Exercise
Reproduce the data below in full and exclude every picture.

Supplied material
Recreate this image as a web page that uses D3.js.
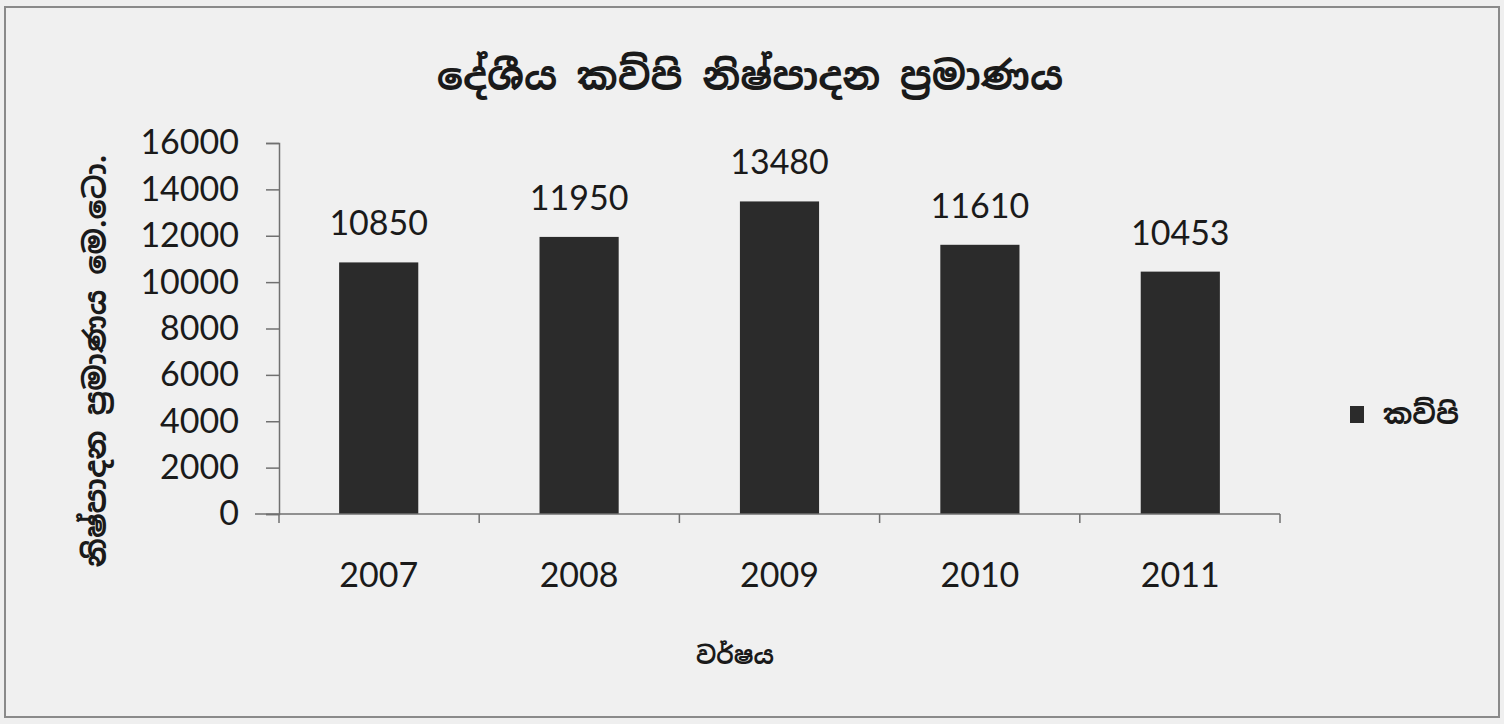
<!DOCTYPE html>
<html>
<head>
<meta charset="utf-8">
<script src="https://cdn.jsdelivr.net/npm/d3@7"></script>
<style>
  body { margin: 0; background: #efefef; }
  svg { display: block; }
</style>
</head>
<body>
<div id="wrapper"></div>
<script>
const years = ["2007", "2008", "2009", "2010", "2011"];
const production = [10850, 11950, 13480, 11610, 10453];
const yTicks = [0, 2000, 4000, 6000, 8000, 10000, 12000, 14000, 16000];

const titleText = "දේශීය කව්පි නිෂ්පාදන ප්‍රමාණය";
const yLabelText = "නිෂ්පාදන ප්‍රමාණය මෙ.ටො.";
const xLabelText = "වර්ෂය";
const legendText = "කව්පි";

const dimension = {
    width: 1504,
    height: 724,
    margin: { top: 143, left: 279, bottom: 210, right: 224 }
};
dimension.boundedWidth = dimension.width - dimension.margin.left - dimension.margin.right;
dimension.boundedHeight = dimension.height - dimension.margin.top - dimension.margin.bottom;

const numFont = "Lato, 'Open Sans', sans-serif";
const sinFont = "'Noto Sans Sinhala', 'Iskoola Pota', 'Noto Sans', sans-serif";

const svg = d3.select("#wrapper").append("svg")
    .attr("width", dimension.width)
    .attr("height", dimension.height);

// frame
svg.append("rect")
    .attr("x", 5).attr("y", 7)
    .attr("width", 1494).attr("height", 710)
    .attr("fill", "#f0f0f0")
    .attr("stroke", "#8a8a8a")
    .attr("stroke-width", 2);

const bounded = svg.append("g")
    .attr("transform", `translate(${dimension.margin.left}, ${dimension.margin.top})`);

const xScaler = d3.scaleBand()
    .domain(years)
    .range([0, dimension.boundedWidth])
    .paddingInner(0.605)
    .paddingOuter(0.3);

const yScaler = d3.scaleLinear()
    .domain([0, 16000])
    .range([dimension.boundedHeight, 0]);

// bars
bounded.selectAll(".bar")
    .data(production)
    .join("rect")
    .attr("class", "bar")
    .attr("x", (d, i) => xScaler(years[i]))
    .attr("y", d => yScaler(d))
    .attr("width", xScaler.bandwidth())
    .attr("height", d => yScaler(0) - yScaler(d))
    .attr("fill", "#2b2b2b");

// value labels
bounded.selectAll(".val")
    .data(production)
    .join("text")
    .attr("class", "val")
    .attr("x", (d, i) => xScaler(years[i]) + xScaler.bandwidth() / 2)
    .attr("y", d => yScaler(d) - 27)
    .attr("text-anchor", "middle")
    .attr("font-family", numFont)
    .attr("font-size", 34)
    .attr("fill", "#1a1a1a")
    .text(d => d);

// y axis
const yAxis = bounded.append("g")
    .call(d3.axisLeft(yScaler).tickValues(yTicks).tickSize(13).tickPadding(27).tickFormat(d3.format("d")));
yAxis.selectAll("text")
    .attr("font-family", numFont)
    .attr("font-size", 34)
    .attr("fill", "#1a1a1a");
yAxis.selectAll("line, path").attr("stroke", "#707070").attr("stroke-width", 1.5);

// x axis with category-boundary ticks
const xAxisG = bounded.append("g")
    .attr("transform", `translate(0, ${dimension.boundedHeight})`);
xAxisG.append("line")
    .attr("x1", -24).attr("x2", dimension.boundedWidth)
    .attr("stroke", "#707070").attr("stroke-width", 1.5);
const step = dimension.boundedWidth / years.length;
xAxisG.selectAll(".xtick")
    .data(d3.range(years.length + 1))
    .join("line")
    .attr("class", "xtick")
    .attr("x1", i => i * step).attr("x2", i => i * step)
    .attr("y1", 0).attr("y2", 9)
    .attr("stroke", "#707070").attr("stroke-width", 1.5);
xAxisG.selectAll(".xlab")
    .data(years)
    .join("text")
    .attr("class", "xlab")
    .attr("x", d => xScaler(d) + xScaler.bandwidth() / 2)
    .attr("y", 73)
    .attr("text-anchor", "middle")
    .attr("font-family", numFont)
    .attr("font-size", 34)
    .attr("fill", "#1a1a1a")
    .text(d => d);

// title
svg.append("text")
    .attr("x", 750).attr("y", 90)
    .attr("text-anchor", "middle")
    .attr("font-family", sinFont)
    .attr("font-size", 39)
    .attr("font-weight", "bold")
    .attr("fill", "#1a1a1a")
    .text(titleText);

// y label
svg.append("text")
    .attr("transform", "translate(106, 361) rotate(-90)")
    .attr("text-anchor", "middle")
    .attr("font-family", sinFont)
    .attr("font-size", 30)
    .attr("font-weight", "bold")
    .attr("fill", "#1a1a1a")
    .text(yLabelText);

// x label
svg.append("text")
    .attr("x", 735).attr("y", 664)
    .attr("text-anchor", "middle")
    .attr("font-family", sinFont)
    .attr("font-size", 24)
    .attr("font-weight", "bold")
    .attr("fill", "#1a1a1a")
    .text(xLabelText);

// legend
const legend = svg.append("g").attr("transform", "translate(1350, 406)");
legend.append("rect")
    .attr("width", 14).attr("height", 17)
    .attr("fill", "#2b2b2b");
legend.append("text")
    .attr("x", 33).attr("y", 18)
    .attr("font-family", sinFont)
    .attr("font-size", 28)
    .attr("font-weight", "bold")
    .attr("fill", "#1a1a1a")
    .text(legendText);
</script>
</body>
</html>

Task solution
Recreate this image as a web page that uses D3.js.
<!DOCTYPE html>
<html>
<head>
<meta charset="utf-8">
<script src="https://cdn.jsdelivr.net/npm/d3@7"></script>
<style>
  body { margin: 0; background: #efefef; }
  svg { display: block; }
</style>
</head>
<body>
<div id="wrapper"></div>
<script>
const years = ["2007", "2008", "2009", "2010", "2011"];
const production = [10850, 11950, 13480, 11610, 10453];
const yTicks = [0, 2000, 4000, 6000, 8000, 10000, 12000, 14000, 16000];

const titleText = "දේශීය කව්පි නිෂ්පාදන ප්‍රමාණය";
const yLabelText = "නිෂ්පාදන ප්‍රමාණය මෙ.ටො.";
const xLabelText = "වර්ෂය";
const legendText = "කව්පි";

const dimension = {
    width: 1504,
    height: 724,
    margin: { top: 143, left: 279, bottom: 210, right: 224 }
};
dimension.boundedWidth = dimension.width - dimension.margin.left - dimension.margin.right;
dimension.boundedHeight = dimension.height - dimension.margin.top - dimension.margin.bottom;

const numFont = "Lato, 'Open Sans', sans-serif";
const sinFont = "'Noto Sans Sinhala', 'Iskoola Pota', 'Noto Sans', sans-serif";

const svg = d3.select("#wrapper").append("svg")
    .attr("width", dimension.width)
    .attr("height", dimension.height);

// frame
svg.append("rect")
    .attr("x", 5).attr("y", 7)
    .attr("width", 1494).attr("height", 710)
    .attr("fill", "#f0f0f0")
    .attr("stroke", "#8a8a8a")
    .attr("stroke-width", 2);

const bounded = svg.append("g")
    .attr("transform", `translate(${dimension.margin.left}, ${dimension.margin.top})`);

const xScaler = d3.scaleBand()
    .domain(years)
    .range([0, dimension.boundedWidth])
    .paddingInner(0.605)
    .paddingOuter(0.3);

const yScaler = d3.scaleLinear()
    .domain([0, 16000])
    .range([dimension.boundedHeight, 0]);

// bars
bounded.selectAll(".bar")
    .data(production)
    .join("rect")
    .attr("class", "bar")
    .attr("x", (d, i) => xScaler(years[i]))
    .attr("y", d => yScaler(d))
    .attr("width", xScaler.bandwidth())
    .attr("height", d => yScaler(0) - yScaler(d))
    .attr("fill", "#2b2b2b");

// value labels
bounded.selectAll(".val")
    .data(production)
    .join("text")
    .attr("class", "val")
    .attr("x", (d, i) => xScaler(years[i]) + xScaler.bandwidth() / 2)
    .attr("y", d => yScaler(d) - 27)
    .attr("text-anchor", "middle")
    .attr("font-family", numFont)
    .attr("font-size", 34)
    .attr("fill", "#1a1a1a")
    .text(d => d);

// y axis
const yAxis = bounded.append("g")
    .call(d3.axisLeft(yScaler).tickValues(yTicks).tickSize(13).tickPadding(27).tickFormat(d3.format("d")));
yAxis.selectAll("text")
    .attr("font-family", numFont)
    .attr("font-size", 34)
    .attr("fill", "#1a1a1a");
yAxis.selectAll("line, path").attr("stroke", "#707070").attr("stroke-width", 1.5);

// x axis with category-boundary ticks
const xAxisG = bounded.append("g")
    .attr("transform", `translate(0, ${dimension.boundedHeight})`);
xAxisG.append("line")
    .attr("x1", -24).attr("x2", dimension.boundedWidth)
    .attr("stroke", "#707070").attr("stroke-width", 1.5);
const step = dimension.boundedWidth / years.length;
xAxisG.selectAll(".xtick")
    .data(d3.range(years.length + 1))
    .join("line")
    .attr("class", "xtick")
    .attr("x1", i => i * step).attr("x2", i => i * step)
    .attr("y1", 0).attr("y2", 9)
    .attr("stroke", "#707070").attr("stroke-width", 1.5);
xAxisG.selectAll(".xlab")
    .data(years)
    .join("text")
    .attr("class", "xlab")
    .attr("x", d => xScaler(d) + xScaler.bandwidth() / 2)
    .attr("y", 73)
    .attr("text-anchor", "middle")
    .attr("font-family", numFont)
    .attr("font-size", 34)
    .attr("fill", "#1a1a1a")
    .text(d => d);

// title
svg.append("text")
    .attr("x", 750).attr("y", 90)
    .attr("text-anchor", "middle")
    .attr("font-family", sinFont)
    .attr("font-size", 39)
    .attr("font-weight", "bold")
    .attr("fill", "#1a1a1a")
    .text(titleText);

// y label
svg.append("text")
    .attr("transform", "translate(106, 361) rotate(-90)")
    .attr("text-anchor", "middle")
    .attr("font-family", sinFont)
    .attr("font-size", 30)
    .attr("font-weight", "bold")
    .attr("fill", "#1a1a1a")
    .text(yLabelText);

// x label
svg.append("text")
    .attr("x", 735).attr("y", 664)
    .attr("text-anchor", "middle")
    .attr("font-family", sinFont)
    .attr("font-size", 24)
    .attr("font-weight", "bold")
    .attr("fill", "#1a1a1a")
    .text(xLabelText);

// legend
const legend = svg.append("g").attr("transform", "translate(1350, 406)");
legend.append("rect")
    .attr("width", 14).attr("height", 17)
    .attr("fill", "#2b2b2b");
legend.append("text")
    .attr("x", 33).attr("y", 18)
    .attr("font-family", sinFont)
    .attr("font-size", 28)
    .attr("font-weight", "bold")
    .attr("fill", "#1a1a1a")
    .text(legendText);
</script>
</body>
</html>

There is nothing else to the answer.